«Встретились как-то писатели Быков и Прилепин, и зашел у них разговор об Эмиле Золя.
– Прочитать всего Золя невозможно! – сказал Прилепин.
– Да нет, почему же, возможно, – возразил Быков. – Я прочитал всего Золя.
– Вы прочитали всего Золя? Не может этого быть! – удивился Прилепин.
– Да. Я правда прочитал всего Золя. Вдоль и поперек, – ответил Быков.
– Дмитрий, если вы действительно прочитали всего Золя, то вам можно простить, что вы написали всего Быкова, – сказал Захар».
За чем следовал коммент всегда кристального Быкова:
«Это был не Прилепин, а Жолковский».
Над своей было пропавшей втуне, но теперь сделавшейся литературным фактом репликой я задумался, – как привык задумываться над художественными текстами, стал в нее вслушиваться, пытаться ее анализировать, и вскоре у меня забрезжило ощущение, что где-то я что-то такое уже читал и, значит, моим это mot является никак не на сто процентов.
Следы привели к великому афористу Юрию Олеше.
«Однажды в буфете Центрального Дома литераторов к Олеше подошел знакомый писатель, выпустивший множество книг, и сказал Олеше:
– Как же мало вы написали за свою жизнь, Юрий Карлович! Я все это могу прочесть за одну ночь.
Олеша мгновенно парировал:
– Зато я всего за одну ночь могу написать все то, что вы прочитали за всю свою жизнь!..

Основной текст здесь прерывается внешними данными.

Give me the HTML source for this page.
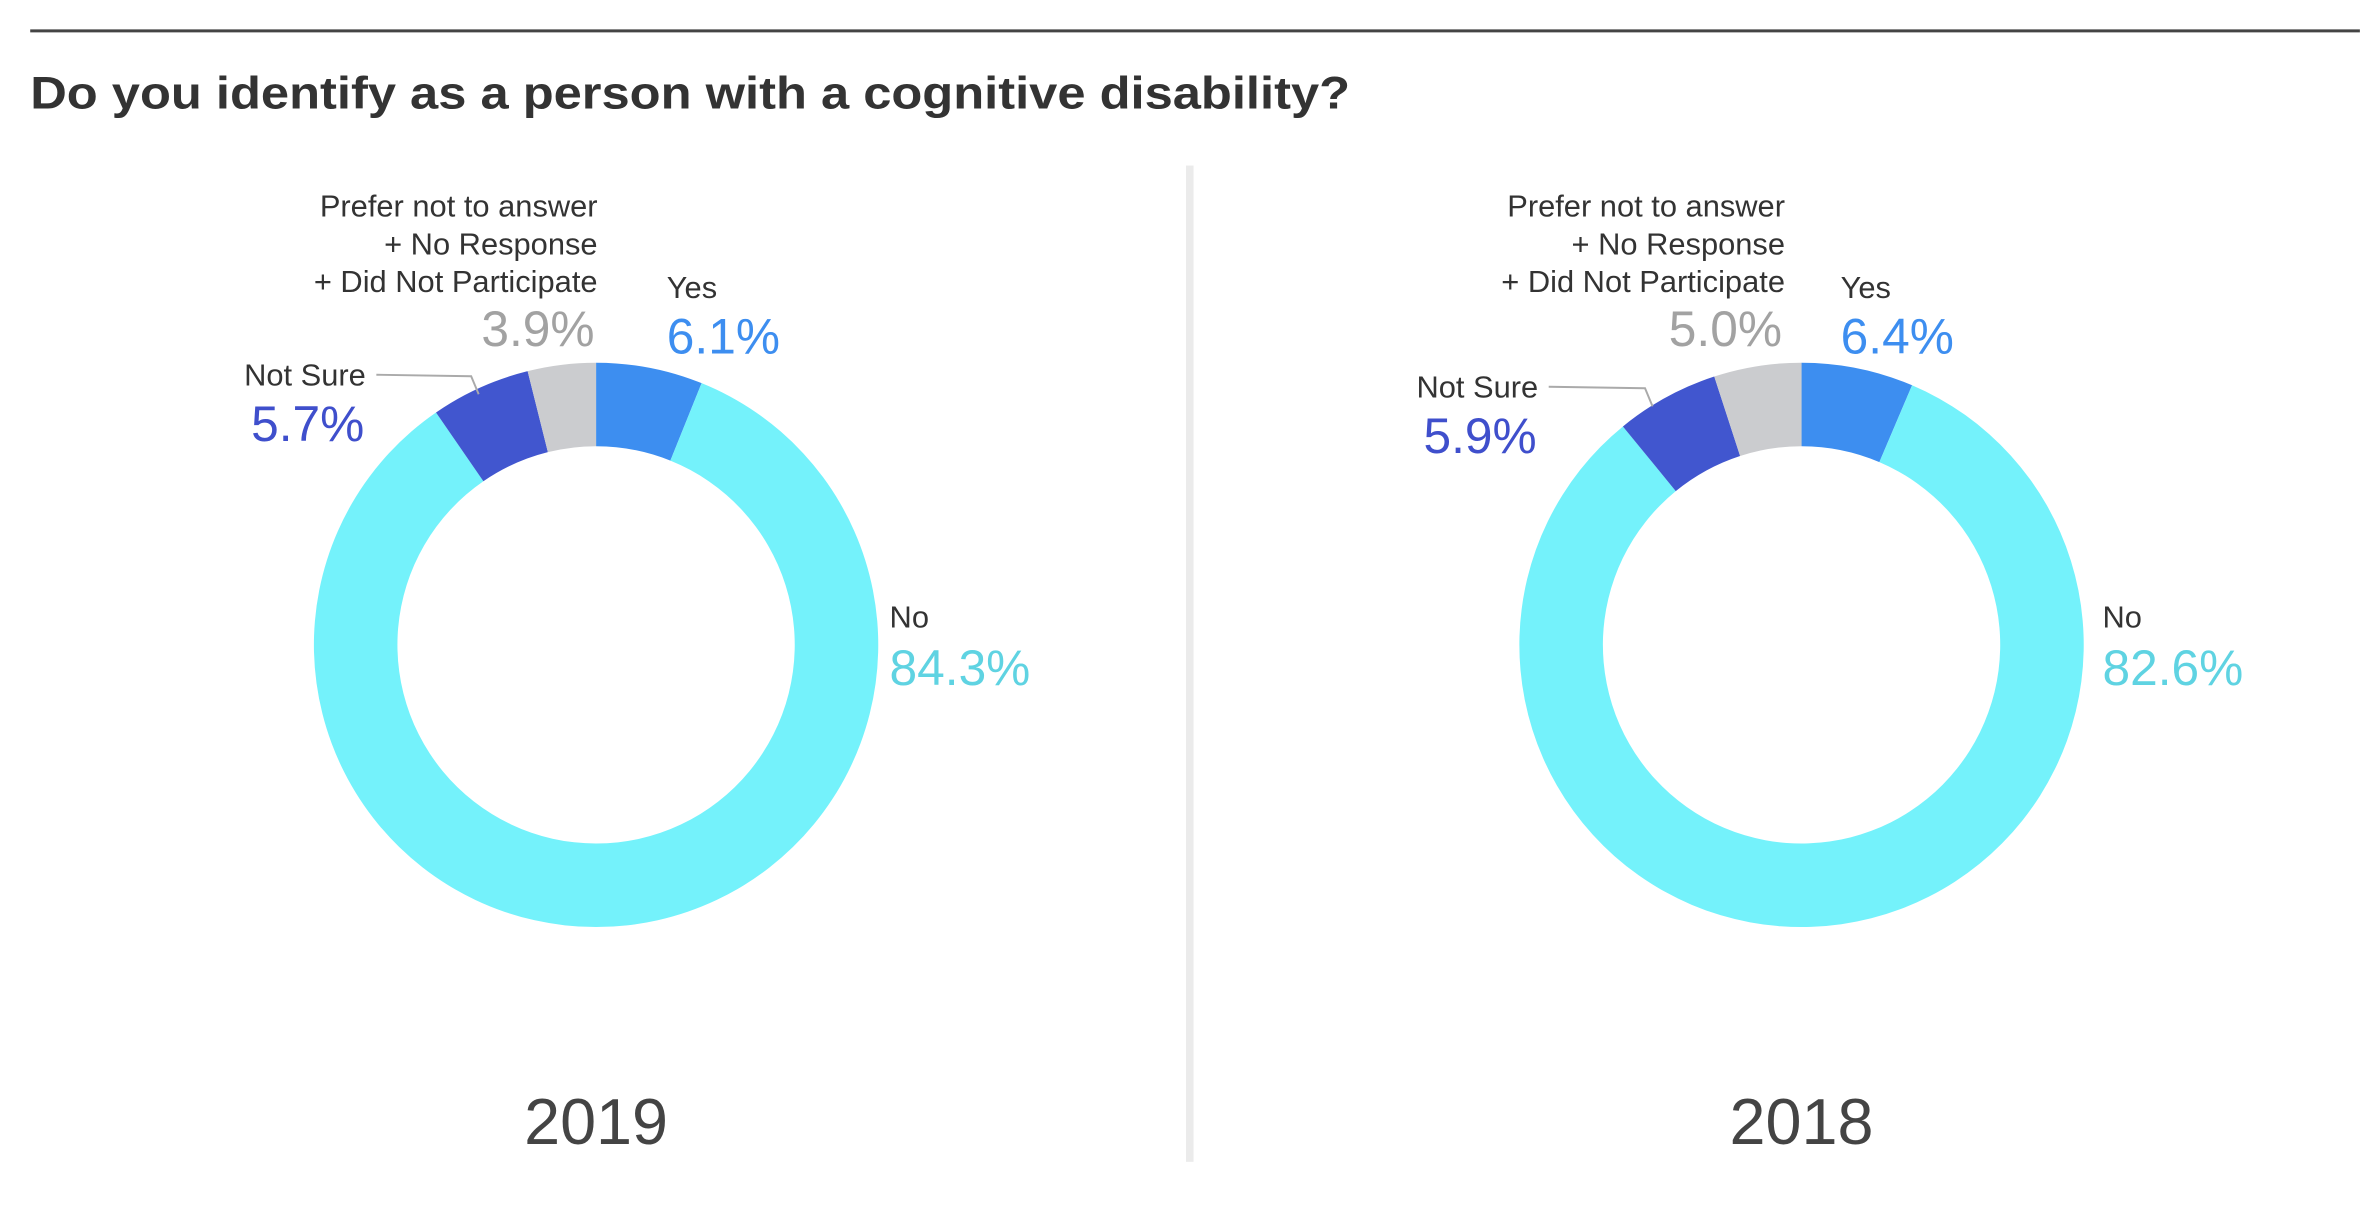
<!DOCTYPE html>
<html><head><meta charset="utf-8"><style>
html,body{margin:0;padding:0;background:#fff;}
svg{display:block;font-family:"Liberation Sans",Arial,sans-serif;}
</style></head><body>
<svg id="chart" width="2360" height="1216" viewBox="0 0 1568 808" xmlns="http://www.w3.org/2000/svg">
<line x1="20" y1="20.5" x2="1568" y2="20.5" stroke="#444" stroke-width="2"/>
<text x="20" y="72" font-size="30" font-weight="bold" fill="#333" textLength="877" lengthAdjust="spacingAndGlyphs">Do you identify as a person with a cognitive disability?</text>
<rect x="788" y="110" width="5" height="662" fill="#ebebeb"/>
<g id="donuts"></g>
</svg>
<script>
const categories = ["Yes", "No", "Not Sure", "Prefer not to answer"];
const years = ["2019", "2018"];
const values2019 = [6.1, 84.3, 5.7, 3.9];
const values2018 = [6.4, 82.6, 5.9, 5.0];
const valueLabels2019 = ["6.1%", "84.3%", "5.7%", "3.9%"];
const valueLabels2018 = ["6.4%", "82.6%", "5.9%", "5.0%"];

const NS = "http://www.w3.org/2000/svg";
const sliceColors = ["#3d8ef0", "#74f2fb", "#4156cf", "#cbcccf"];
const pctColors = ["#3d8ef0", "#5fd3e2", "#3f4fcc", "#a2a2a2"];
const g = document.getElementById("donuts");

function mk(tag, attrs, parent) {
  const e = document.createElementNS(NS, tag);
  for (const k in attrs) e.setAttribute(k, attrs[k]);
  (parent || g).appendChild(e);
  return e;
}
function txt(str, attrs, parent) { const e = mk("text", attrs, parent); e.textContent = str; return e; }
function pt(cx, cy, r, a) { return [cx + r * Math.sin(a), cy - r * Math.cos(a)]; }

function donut(cx, cy, values, labels, year, o) {
  const R = 187.5, r = 132;
  const total = values.reduce((a, b) => a + b, 0);
  const grp = mk("g", {});
  
  
  let a0 = 0;
  values.forEach((v, i) => {
    const a1 = a0 + v / total * 2 * Math.PI;
    const large = (a1 - a0) > Math.PI ? 1 : 0;
    const [x0, y0] = pt(cx, cy, R, a0), [x1, y1] = pt(cx, cy, R, a1);
    const [x2, y2] = pt(cx, cy, r, a1), [x3, y3] = pt(cx, cy, r, a0);
    const p = mk("path", {
      d: `M${x0},${y0} A${R},${R} 0 ${large} 1 ${x1},${y1} L${x2},${y2} A${r},${r} 0 ${large} 0 ${x3},${y3} Z`,
      fill: sliceColors[i]
    }, grp);
    
    
    a0 = a1;
  });
  const L = mk("g", { "font-size": "20.5", fill: "#333" }, grp);
  
  
  const pr = txt("", { x: cx + o.pr, y: 144, "text-anchor": "end" }, L);
  ["Prefer not to answer", "+ No Response", "+ Did Not Participate"].forEach((s, k) => {
    const ts = mk("tspan", { x: cx + o.pr, y: 144 + k * 25 }, pr); ts.textContent = s;
  });
  
  
  const pp = txt(labels[3], { x: cx + o.pr - 2, y: 230, "text-anchor": "end", "font-size": "33", fill: pctColors[3] }, L);
  
  
  const yl = txt("Yes", { x: cx + o.yes, y: 198 }, L);
  
  
  const yv = txt(labels[0], { x: cx + o.yes, y: 235, "font-size": "33", fill: pctColors[0] }, L);
  
  
  const dy = o.dy;
  const nl = txt("Not Sure", { x: cx + o.ns, y: 256 + dy, "text-anchor": "end" }, L);
  
  
  const nv = txt(labels[2], { x: cx + o.ns - 1, y: 293 + dy, "text-anchor": "end", "font-size": "33", fill: pctColors[2] }, L);
  
  
  const ll = mk("polyline", { points: `${cx+o.ns+7},${249+dy} ${cx-83+o.lx},${250+dy} ${cx-78+o.lx},${262+dy}`, fill: "none", stroke: "#aaa", "stroke-width": "1.3" }, L);
  
  
  const nol = txt("No", { x: cx + o.no, y: 417 }, L);
  
  
  const nov = txt(labels[1], { x: cx + o.no, y: 455, "font-size": "33", fill: pctColors[1] }, L);
  
  
  const yr = txt(year, { x: cx, y: 760, "text-anchor": "middle", "font-size": "43", fill: "#444" }, grp);
  
  
}
donut(396, 428.5, values2019, valueLabels2019, years[0], {pr: 1, yes: 47, ns: -153, no: 195, dy: 0, lx: 0});
donut(1197, 428.5, values2018, valueLabels2018, years[1], {pr: -11, yes: 26, ns: -175, no: 200, dy: 8, lx: -21});
</script>
</body></html>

За словом в карман он не лез».
В Сети (и в воспоминаниях современников, в частности А. К. Гладкова [335] ) и эта история пересказывается по-разному, я привожу некий собирательный вариант. Сам я ее знаю с давних пор, и, насколько помню, а, впрочем, не ручаюсь, произошла она не с ветераном ЦДЛ, а со сравнительно молодым, но уже знаменитым автором «Зависти» еще в 30-е годы, во время выезда куда-то на периферию, для встречи с начинающими писателями-рабочими, причем дерзкий оппонент из публики назвал его не «Юрием Карловичем», а «товарищем Алёшей». Так что его остроумный ответ был мной отмечен и впитан, а там и полузабыт; он опустился на дно подсознания и оттуда незаметно, но жестко определил формат моей реплики.
Разумеется, и фраза Олеши тоже не плод неисповедимой гениальности: она построена по готовым риторическим правилам (прежде всего, по принципу контрастного обращения слов оппонента) и на основе принятых представлений, – в сущности, это эффектная вариация на тему, в дальнейшем отлившуюся в знаменитое «Чукча не читатель, чукча писатель». Не исключено, что серьезный филологический анализ привел бы к выявлению источников, повлиявших на Олешу, который, не в пример своему оппоненту, от чтения не уклонялся. (Лучше всего эти изыскания было бы возложить на самого Юрия Карловича, но как с ним связаться? Кстати, похвастаюсь, что однажды на заре студенческой юности сидел недалеко от него в кафе «Националь», где он был завсегдатаем.)
Вернемся, однако, к моей реплике. Заимствование из Олеши несомненно, но за его вычетом обнаруживается некий неоприходованный остаток. Объективное расследование требует точно его сформулировать, а затем и атрибутировать.
У Олеши оппонент находит незначительным объем писательской продукции автора, а тот в ответ объявляет мизерным объем читательского багажа оппонента. Здесь вовсю обыгрывается соотношение «писать»/«читать» (кстати, давшее заглавия двум частям книги Сартра «Les Mots», «Слова», – «Lire» и «Écrire»), но начисто отсутствует мотив «чтения/писания самого себя». То есть отсутствует целый компонент моей реплики – навязываемый Быкову образ «Быкова, пишущего всего Быкова».
Компонент ценный и тоже, как показывает бескомпромиссная интроспекция, поступивший из хороших рук. В раннем романе Филипа Рота («Letting go», 1962), прочитанном мной почти полвека назад, есть персонаж, которого родители с малых лет заставляют учиться музыке. Этот многим знакомый опыт описан незабываемой фразой (цитирую по памяти):
«Paul began playing Mozart at about the time Mozart began playing Mozart» («Поль начал играть Моцарта примерно тогда же, когда Моцарт начал играть Моцарта»).